Mardi 8 mai 2018
A la recherche de l’identité perdue
« Je reviens de très loin, de la lande de l’exil. Pendant longtemps, je suis passé à côté de liberté. Nos rêves… le plus grand drame
est de ne pouvoir se hisser à leur hauteur. Pendant des années, impuissante, je n’ai fait qu’assister au spectacle de ma servitude.
Nul sursaut de dignité pour m’en libérer. » Sema Kiliçkaya
Après un quart de siècle passé aux Etats-Unis entre Californie, Oklahoma et des virées sur New York, Fatma revient dans sa cité HLM dans une petite ville française pour revoir son père grièvement malade. Elle ne reconnait ni son monde ni l’environnement de ce monde qu’elle a toujours pourtant connu. Tout a changé. De son adolescence, elle a gardé ce goût prononcé pour «l’intégration» dans la culture du pays qui a accueilli ses parents qui n’ont jamais pu se faire à cette langue si difficile à assimiler.
Fatma se retrouve dans cette transplantation de la Turquie, de ses coutumes, de ses codes et de ses rites. Tanguant entre le pays natal, le pays où elle a forgé sa personnalité et le pays où elle a décidé de s’établir, la narratrice ne peut que constater que sa propre identité est hétéroclite. Sur fond des problèmes visibles (maladie des parents, soumission de la sœur Elif aux dictats de son mari… ), de la banalité du quotidien jusqu’à l’écœurement, de la platitude des lieux jusqu’à l’épuisement, d’un monde de non-dits, de promenades médiocres sur des sentiers forestiers à la recherche de champignons, du passé forcément présent du pays des ancêtres, l’héroïne se focalise sur le sens des mots et des formules.

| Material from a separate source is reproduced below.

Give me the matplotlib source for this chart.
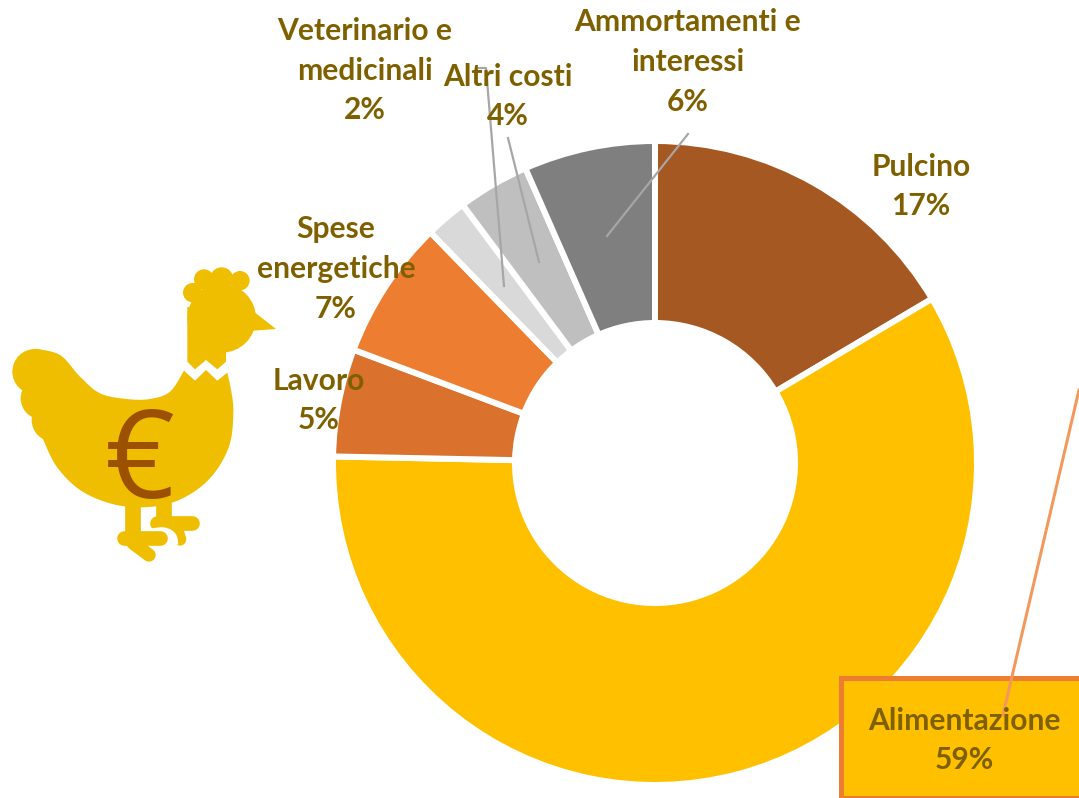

«Les toponymes pénétraient mon imaginaire, ils y bourdonnaient comme dans une ruche, pollinisant nos rêves, et j’en récoltais des émerveillements, des aspirations, des interrogations. » Aucun ornement superflu, des phrases courtes, directes, une mélancolie continue. Fatma, l’héroïne, se meut dans cet univers en s’accrochant à cet ami d’enfance installé depuis dans le sud et qui l’aidait à vivre.
Dans une succession de courts chapitres, dans lesquels se posent la voix poétique d’un vieil homme à la fin de son voyage terrestre et à celle, plus tourmentée, d’une mère malade « de la tête », Sema Kiliçkaya nous offre un roman prenant dont on sort troublé et enivré. L’auteure file le parfait amour avec cette langue qui lui appartient au-delà de tout acte de propriété et fait des mots qu’elle emploie le prolongement de son aptitude à s’en servir.
Fatma réunira enfin les pans de cette identité lorsque les femmes de la famille prennent conscience de leur valeur : « A cet instant, je sais précisément qui nous sommes. Nous les bâtisseuses d’un nouveau monde. Contre celle des titans, nous forgeons notre propre langue. »
K. B.
La langue de personne de Sema Kiliçkaya, Editions Emmanuelle Collas, 2018. A l’évidence, un très beau roman à lire.